Monday, August 29, 2016

Make Room for Incremental Economic Growth

For as long as anyone can remember, gains accruing from economies of scale, meant ever higher expectations for the terms of economic engagement. Yet as standards of living rose from these gains, so too did the resulting marketplace "designs" of countless rules and regulations. Economic participation gradually became associated with environments which - while well suited for  higher skills levels and income - lost the flexibility that made a wide range of activity possible for all income levels.

Why should it be necessarily for formal economies to be solely defined, according to the wants and needs of higher income levels? Making room for new, more incremental patterns of growth, would allow individuals to switch gears as needed, while going through the course of one's life. After all, this important issue is not strictly associated with any specific class or skill set, but the changing conditions which everyone experiences over time.

Only consider the reality that - should non tradable sector requirements not be subjected to cost reducing innovations - many returns on investment have diminished just the same, over time. Less investment return in aggregate, means less ability overall to support rigid non tradable sector structures. For instance, the return on investments has changed in recent decades, according to Managerial Econ:
If someone today invested $100,000 in a balanced portfolio of stocks and bonds, they could expect a return of $21,800 over the next two decades after costs. Ten years ago, that same investor might have expected to make $60,000, and three decades ago $150,000.
One way to respond to this situation of course is, life goes on. And even without structural change: while most individuals would continue to take care of basic issues, many would drastically reduce the time based services of others along with other forms of experiential product. Yet why should such marketplace losses be necessary, when product formation could be preserved through organizational capacity which requires less initial investment?

Further, no one should expect already existing institutions to directly bear the burdens, of what is already reduced revenue for the requirements of today's budgets. New institutions would be better positioned to respond to resource flows which have dramatically changed. By generating formal economic environments which encourage the participation of lower income levels, public and private financial burdens alike can eventually be eased.

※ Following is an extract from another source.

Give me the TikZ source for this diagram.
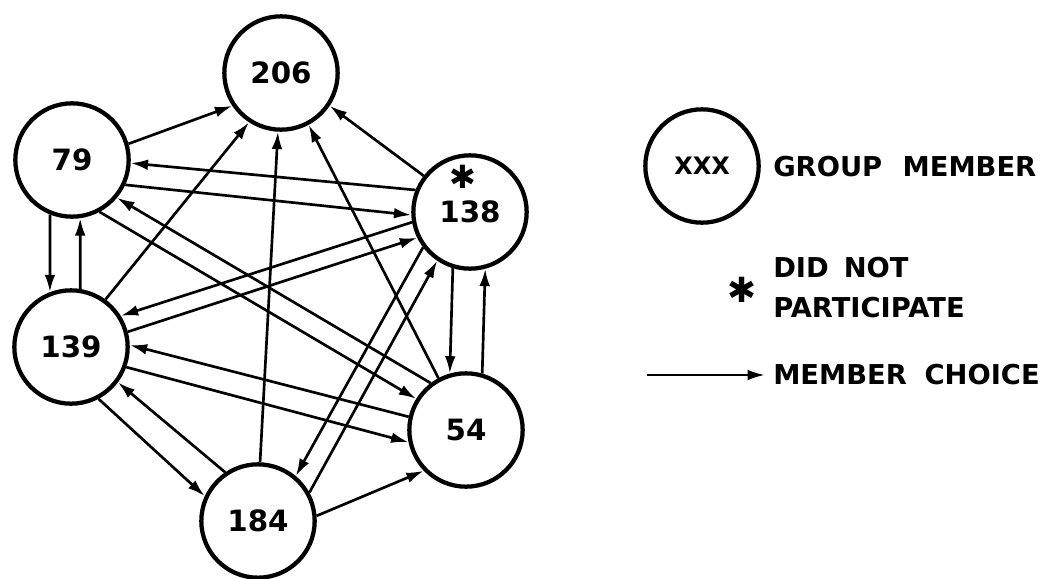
\documentclass[tikz,border=0pt]{standalone}
\usepackage{fontspec}
\setmainfont{DejaVu Sans}
\usetikzlibrary{arrows.meta}
\tikzstyle{choice} = [line width=2pt, -{Latex[length=13pt,width=8pt]}]

\begin{document}
\begin{tikzpicture}[x=0.75pt, y=-0.75pt,
    member/.style={circle, draw=black, line width=3.2pt, minimum size=85pt, inner sep=0pt, font=\fontsize{22}{24}\selectfont\bfseries},
    legend/.style={anchor=west, inner sep=0pt, inner xsep=6pt, align=left, font=\fontsize{20.5}{30}\selectfont\bfseries}]
    \useasboundingbox (0,0) rectangle (1044,578);
    \node[member] (m206) at (281,73)  {206};
    \node[member] (m79)  at (72,160)  {79};
    \node[member] (m138) at (470,212) {138};
    \node[member] (m139) at (71,347)  {139};
    \node[member] (m54)  at (466,430) {54};
    \node[member] (m184) at (258,521) {184};
    \node[font=\fontsize{24}{24}\selectfont] (skip) at (463,177) {✱};
    % choices
    \draw[choice] (m79.16) -- (m206.214);
    \draw[choice] (m139.54) -- (m206.237);
    \draw[choice] (m184.88) -- (m206.267);
    \draw[choice] (m54.118) -- (m206.298);
    \draw[choice] (m138.142) -- (m206.326);
    \draw[choice] (m138.158) -- (m79.357);
    \draw[choice] (m79.335) -- (m138.183);
    \draw[choice] (m79.248) -- (m139.111);
    \draw[choice] (m139.81) -- (m79.278);
    \draw[choice] (m79.298) -- (m54.148);
    \draw[choice] (m54.127) -- (m79.320);
    \draw[choice] (m138.190) -- (m139.32);
    \draw[choice] (m139.15) -- (m138.206);
    \draw[choice] (m54.167) -- (m139.2);
    \draw[choice] (m139.340) -- (m54.192);
    \draw[choice] (m139.298) -- (m184.155);
    \draw[choice] (m184.124) -- (m139.323);
    \draw[choice] (m184.5) -- (m54.224);
    \draw[choice] (m138.217) -- (m184.50);
    \draw[choice] (m184.29) -- (m138.236);
    \draw[choice] (m138.253) -- (m54.106);
    \draw[choice] (m54.74) -- (m138.285);
    % key
    \node[member, font=\fontsize{18}{20}\selectfont\bfseries] (key) at (702,166) {XXX};
    \node[legend] (keytext) at (765,167) {GROUP\hspace{.4em} MEMBER};
    \node[font=\fontsize{26}{26}\selectfont] (keystar) at (742,290) {✱};
    \node[legend] (startext) at (765,288) {DID\hspace{.2em} NOT\\PARTICIPATE};
    \coordinate (tail) at (647,375);
    \node[legend] (choicetext) at (765,375) {MEMBER\hspace{.3em} CHOICE};
    \draw[choice] (tail) -- (choicetext.west);
\end{tikzpicture}
\end{document}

Doubtless there'll be plenty of teeth gnashing in the years ahead as more pension programs come up short, reducing other ongoing resource flows in the process. Even though there's plenty of blame to go around as to inflated expectations, the best response now is to move on, and recognize that earlier organizational patterns for capital and resource flows, need to futher evolve. Let's get beyond the blame and recrimination, and find broader means for economic sustainability than are currently in place.